CRE owners should be aware that while Trump’s deregulation efforts aim to boost economic growth and housing availability, they pose significant risks to environmental protection. This could lead to increased pollution, habitat destruction, and a reluctance for the environmentally conscious to invest in deregulated areas.
Foreign Investment and Trade Policies
Election outcomes can have a profound effect on U.S. trade policies, which in turn influence foreign investment in CRE. A protectionist administration could impose tariffs and stricter immigration policies, potentially reducing foreign capital flows into U.S. real estate.
On the other hand, a government that promotes international trade and investment could see an increase in demand for U.S. commercial properties, particularly from global investors.

CRE leaders with portfolios exposed to foreign markets or reliant on international capital should monitor the election’s impact on global trade relationships, especially with major partners like China and the European Union.
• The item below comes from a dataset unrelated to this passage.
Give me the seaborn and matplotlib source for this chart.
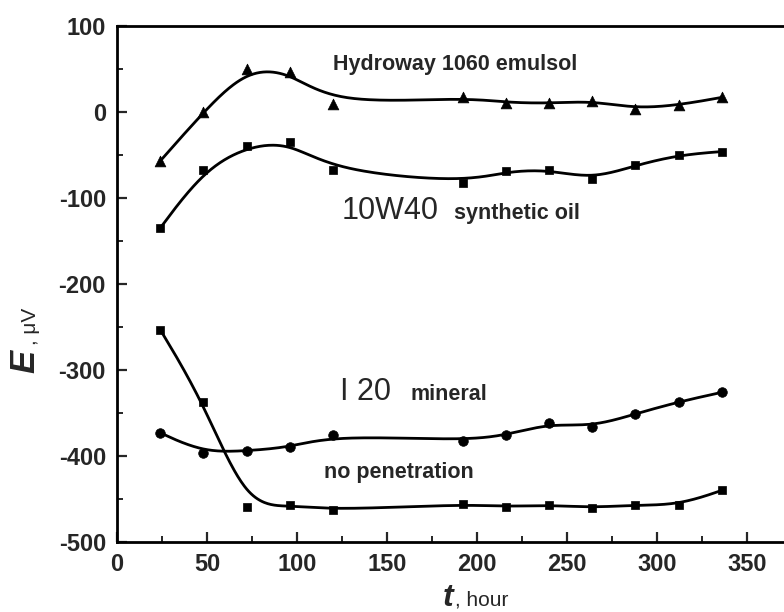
import numpy as np
import pandas as pd
import matplotlib
matplotlib.use("Agg")
import matplotlib.pyplot as plt
import seaborn as sns

# exposure time, hours
hours = [24, 48, 72, 96, 120, 192, 216, 240, 264, 288, 312, 336]

# E, microvolts
hydroway = [-57, 0, 50, 47, 9, 17, 11, 10, 13, 4, 8, 17]
synthetic = [-135, -68, -40, -35, -68, -82, -69, -67, -78, -62, -50, -46]
mineral = [-373, -396, -394, -390, -376, -382, -376, -362, -366, -351, -337, -326]
no_pen = [-253, -337, -459, -457, -463, -456, -459, -457, -460, -457, -457, -440]

series = [("hydroway", hydroway, "^", 60),
          ("synthetic", synthetic, "s", 38),
          ("mineral", mineral, "o", 48),
          ("no_pen", no_pen, "s", 38)]


def bspline(x, y, n=40):
    # clamped uniform cubic B-spline using the points as control points
    px = np.r_[[x[0]] * 2, x, [x[-1]] * 2].astype(float)
    py = np.r_[[y[0]] * 2, y, [y[-1]] * 2].astype(float)
    t = np.linspace(0, 1, n)
    b0 = (1 - t) ** 3 / 6
    b1 = (3 * t ** 3 - 6 * t ** 2 + 4) / 6
    b2 = (-3 * t ** 3 + 3 * t ** 2 + 3 * t + 1) / 6
    b3 = t ** 3 / 6
    xs, ys = [], []
    for i in range(len(px) - 3):
        xs.append(b0 * px[i] + b1 * px[i + 1] + b2 * px[i + 2] + b3 * px[i + 3])
        ys.append(b0 * py[i] + b1 * py[i + 1] + b2 * py[i + 2] + b3 * py[i + 3])
    return np.concatenate(xs), np.concatenate(ys)


sns.set_style("ticks")
plt.rcParams['font.family'] = ['Liberation Sans', 'DejaVu Sans']
plt.rcParams['axes.unicode_minus'] = False

fig = plt.figure(figsize=(7.84, 6.12), dpi=100)
ax = fig.add_axes([117 / 784, 70 / 612, 666 / 784, 516 / 612])

for name, vals, mk, sz in series:
    cx, cy = bspline(hours, vals)
    curve = pd.DataFrame({"t": cx, "E": cy})
    sns.lineplot(data=curve, x="t", y="E", sort=False, estimator=None,
                 color="black", linewidth=2.0, ax=ax)
    pts = pd.DataFrame({"t": hours, "E": vals})
    sns.scatterplot(data=pts, x="t", y="E", marker=mk, s=sz, color="black",
                    edgecolor="black", linewidth=0.5, ax=ax, zorder=3)

ax.set_xlim(0, 370)
ax.set_ylim(-500, 100)
ax.set_xticks(np.arange(0, 351, 50))
ax.set_xticks(np.arange(25, 370, 50), minor=True)
ax.set_yticks(np.arange(-500, 101, 100))
ax.set_yticks(np.arange(-450, 100, 100), minor=True)
ax.tick_params(which="major", direction="in", length=7, width=1.6,
               labelsize=17, pad=8)
ax.tick_params(which="minor", direction="in", length=4, width=1.4)
for lab in ax.get_xticklabels() + ax.get_yticklabels():
    lab.set_fontweight("bold")
for side in ["left", "bottom", "top"]:
    ax.spines[side].set_linewidth(2.0)
    ax.spines[side].set_color("black")
ax.spines["right"].set_visible(False)
ax.set_xlabel("")
ax.set_ylabel("")

# curve labels
ax.text(120, 55, "Hydroway 1060 emulsol", fontsize=15.5, fontweight="bold",
        va="center", ha="left")
ax.text(125, -124, "10W40", fontsize=22, va="baseline", ha="left")
ax.text(187, -124, "synthetic oil", fontsize=15.5, fontweight="bold",
        va="baseline", ha="left")
ax.text(124, -335, "I 20", fontsize=22, va="baseline", ha="left")
ax.text(163, -335, "mineral", fontsize=15.5, fontweight="bold",
        va="baseline", ha="left")
ax.text(115, -419, "no penetration", fontsize=15.5, fontweight="bold",
        va="center", ha="left")

# axis titles with mixed sizes
fig.text(25 / 784, 1 - 361 / 612, "E", fontsize=25, fontweight="bold",
         style="italic", rotation=90, ha="center", va="center")
fig.text(31 / 784, 1 - 326 / 612, ", \u03bcV", fontsize=15, rotation=90,
         ha="center", va="center")
fig.text(448 / 784, 1 - 606 / 612, "t", fontsize=23, fontweight="bold",
         style="italic", ha="center", va="baseline")
fig.text(455 / 784, 1 - 606 / 612, ", hour", fontsize=15, ha="left",
         va="baseline")

fig.savefig("out.png", dpi=100)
While an increase in corporation tax may be offputting for foreign investment, it’s possible that a lack of environmental consciousness will be more offputting than many may think.
Focus on Long-Term Fundamentals
While the U.S. general election may introduce short-term market uncertainty, the CRE industry’s performance will largely depend on broader economic factors like interest rates, inflation, and employment trends. CRE leaders should remain focused on long-term fundamentals and be prepared for potential shifts in tax policies, interest rates and regulations that could influence their portfolios in the years to come.
The overall message for CRE leaders is to stay the course, monitor policy developments closely, and avoid reactionary moves based solely on election outcomes. As highlighted by CBRE, the real drivers of the industry- economic growth, interest rates, and investor confidence– are likely to be far more influential than the results of the 2024 election.